Balance. This chimera I’ve been wrestling since midway through engineering undergrad. The bitterness of compromise – really capitulation – is the overwhelming impression of my last two years at Waterloo. I put my ‘life’ on hold every four months, surrendering time and effort to the demands of schooling. I did – and I blamed Waterloo; many do. There’s a reason why we’re seen as bitter.

Perhaps we each entertain fictions. Wishful fantasies of a life that could be, if only… I too surrendered, imagining that things would be different after undergrad; that I would be different; that this five-year birthing would present a me, capable of satisfaction, to the world.

And of course it wasn’t so.
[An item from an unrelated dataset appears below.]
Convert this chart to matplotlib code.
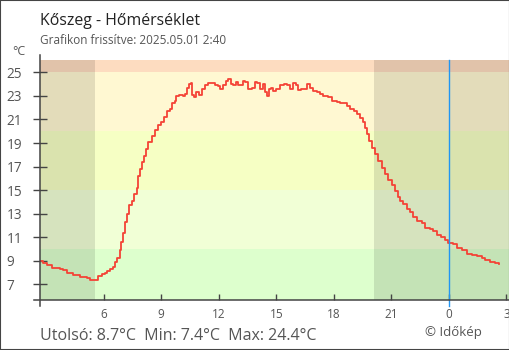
import matplotlib
matplotlib.use("Agg")
import matplotlib.pyplot as plt
from matplotlib.patches import Rectangle

plt.rcParams['font.family'] = ['Open Sans', 'DejaVu Sans']

# hours since midnight of the previous day (values past 24 belong to the next day)
hours = [2.68, 2.85, 3.03, 3.29, 3.55, 3.72, 3.89, 4.07, 4.41, 4.76, 5.11, 5.29, 5.63,
         5.72, 5.90, 6.07, 6.16, 6.33, 6.47, 6.59, 6.71, 6.85, 6.92, 6.99, 7.11, 7.23,
         7.34, 7.46, 7.60, 7.72, 7.81, 7.89, 7.98, 8.10, 8.21, 8.33, 8.50, 8.68, 8.85,
         8.97, 9.16, 9.29, 9.46, 9.55, 9.72, 9.77, 9.94, 10.12, 10.24, 10.33, 10.45,
         10.55, 10.61, 10.71, 10.81, 10.96, 11.11, 11.28, 11.46, 11.63, 11.81, 11.98,
         12.07, 12.24, 12.38, 12.50, 12.63, 12.76, 12.90, 13.02, 13.25, 13.37, 13.54,
         13.72, 13.89, 14.01, 14.15, 14.33, 14.43, 14.50, 14.64, 14.73, 14.85, 14.99,
         15.20, 15.41, 15.58, 15.72, 15.89, 16.03, 16.12, 16.28, 16.45, 16.62, 16.76,
         16.93, 17.14, 17.28, 17.46, 17.72, 17.89, 18.16, 18.33, 18.50, 18.68, 18.85,
         19.06, 19.20, 19.37, 19.54, 19.63, 19.72, 19.85, 19.98, 20.15, 20.32, 20.50,
         20.67, 20.85, 21.02, 21.20, 21.37, 21.46, 21.63, 21.81, 21.98, 22.15, 22.36,
         22.59, 22.76, 23.02, 23.19, 23.37, 23.58, 23.80, 23.98, 24.24, 24.45, 24.68,
         24.94, 25.20, 25.46, 25.72, 25.89, 26.15, 26.41, 26.62]
temps = [9.0, 8.8, 8.6, 8.4, 8.4, 8.3, 8.2, 8.0, 7.8, 7.6, 7.5, 7.4, 7.4,
         7.7, 7.9, 8.0, 8.1, 8.3, 8.5, 8.9, 9.2, 9.9, 10.6, 11.4, 12.3, 13.0,
         13.7, 14.1, 14.7, 15.2, 16.2, 16.8, 17.4, 17.9, 18.5, 19.1, 19.6, 20.1, 20.5,
         20.8, 21.2, 21.7, 21.9, 22.4, 22.6, 23.0, 23.1, 23.0, 23.2, 23.7, 24.0,
         24.1, 23.1, 22.9, 23.3, 23.1, 23.6, 23.9, 24.1, 24.1, 23.9, 23.8,
         23.6, 23.9, 24.3, 24.4, 24.0, 23.9, 24.2, 23.9, 24.3, 24.2, 23.6,
         23.7, 24.2, 24.1, 23.6, 24.0, 23.3, 23.0, 23.6, 23.7, 23.4, 23.6,
         23.9, 24.0, 23.9, 23.6, 24.1, 23.9, 23.5, 23.6, 23.6, 24.0, 23.7,
         23.4, 23.3, 23.2, 23.0, 22.9, 22.6, 22.5, 22.4, 22.4, 22.1, 21.9,
         21.7, 21.5, 21.1, 20.8, 20.3, 19.8, 19.2, 18.6, 18.1, 17.5, 16.9,
         16.4, 15.9, 15.4, 14.9, 14.4, 14.1, 13.8, 13.4, 13.1, 12.7, 12.4,
         12.2, 11.8, 11.7, 11.5, 11.2, 11.0, 10.8, 10.5, 10.4, 10.1, 9.9,
         9.6, 9.5, 9.4, 9.2, 9.1, 8.9, 8.8, 8.7]

# temperature bands (lower edge, upper edge, colour)
band_edges = [5.0, 10, 15, 20, 25, 30]
band_colors = ['#ddffcd', '#f1ffd6', '#f6ffc4', '#fff8d2', '#fddcc0']

sunrise = 5.55
sunset = 20.10
midnight = 24

xticks = [6, 9, 12, 15, 18, 21, 24, 27]
xtick_labels = ['6', '9', '12', '15', '18', '21', '0', '3']
yticks = [7, 9, 11, 13, 15, 17, 19, 21, 23, 25]

last_t = temps[-1]
min_t = min(temps)
max_t = max(temps)

W, H = 510, 350
fig = plt.figure(figsize=(W / 100, H / 100), dpi=100)
ax = fig.add_axes([40 / W, 1 - 300 / H, 470 / W, 240.5 / H])

for lo, hi, c in zip(band_edges[:-1], band_edges[1:], band_colors):
    ax.axhspan(lo, hi, color=c, lw=0, zorder=0)
ax.axvspan(0, sunrise, color='black', alpha=0.11, lw=0, zorder=1)
ax.axvspan(sunset, 30, color='black', alpha=0.11, lw=0, zorder=1)

ax.plot(hours, temps, drawstyle='steps-post', color='#f44336', lw=1.3, zorder=3)
ax.axvline(midnight, ymin=-0.027, ymax=1, color='#2196f3', lw=1.0, clip_on=False, zorder=4)

ax.set_xlim(2.677, 27.19)
ax.set_ylim(5.67, 26.09)

for s in ax.spines.values():
    s.set_visible(False)
axis_col = '#444444'
ax.plot([0, 0], [-0.027, 1.02], transform=ax.transAxes, color=axis_col, lw=1.1, clip_on=False, zorder=5)
ax.plot([-0.013, 1], [0, 0], transform=ax.transAxes, color=axis_col, lw=1.1, clip_on=False, zorder=5)

ax.set_xticks(xticks)
ax.set_xticklabels(xtick_labels)
ax.set_yticks(yticks)
ax.tick_params(axis='x', direction='in', length=4.5, width=1.0, color=axis_col,
               labelsize=8.5, labelcolor='#555555', pad=6)
ax.tick_params(axis='y', direction='inout', length=10, width=1.0, color=axis_col,
               labelsize=9.8, labelcolor='#555555', pad=19)
for lab in ax.get_yticklabels():
    lab.set_horizontalalignment('left')

fig.text(40 / W, 1 - 25 / H, 'Kőszeg - Hőmérséklet', fontsize=11.4, color='#222222', va='baseline')
fig.text(40 / W, 1 - 44.5 / H, 'Grafikon frissítve: 2025.05.01 2:40', fontsize=8.5,
         color='#555555', va='baseline')
fig.text(19 / W, 1 - 55 / H, '°C', fontsize=9, color='#555555', va='baseline', ha='center')
fig.text(40 / W, 1 - 339.5 / H,
         f'Utolsó: {last_t:.1f}°C  Min: {min_t:.1f}°C  Max: {max_t:.1f}°C',
         fontsize=11.5, color='#555555', va='baseline')
fig.text(425 / W, 1 - 336 / H, '© Időkép', fontsize=9.5, color='#555555', va='baseline')

fig.add_artist(Rectangle((0, 0), 1, 1, transform=fig.transFigure, fill=False,
                         edgecolor='#444444', lw=1.5))

fig.savefig('out.png', dpi=100)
When I had the chance to leave, I didn’t, and I started to question the “cause of all that ails me”. I stared into a mirror; allowed the space around me to empty; for the backdrop of people, commitments and activities to fade through unapologetic neglect; and I began to see myself.

I find the image in the mirror misted over. It has a name – mine – but what he wants, and where he’ll go, is hazy. I keep wiping away at the veiling, rubbing hard, then harder – when can I find that first sharp edge? All that, and to no effect – except perhaps, the…the suspicion that balance is simply assurance; assurance that the time you spend belongs to the activity you’ve chosen – to be able to envelop yourself in the fullness of experience, free from the corrosiveness of self doubt.

I have nothing more. I get up – not for any great purpose, but because it happens; get out of bed – because that is what I’ve always done; go to sleep – because night has come. This is my being. This is living.

So, when I read that article again, I understand – can see myself in those commuters’ frenetic footsteps; and I wonder if through my actions, that is what I’ll become.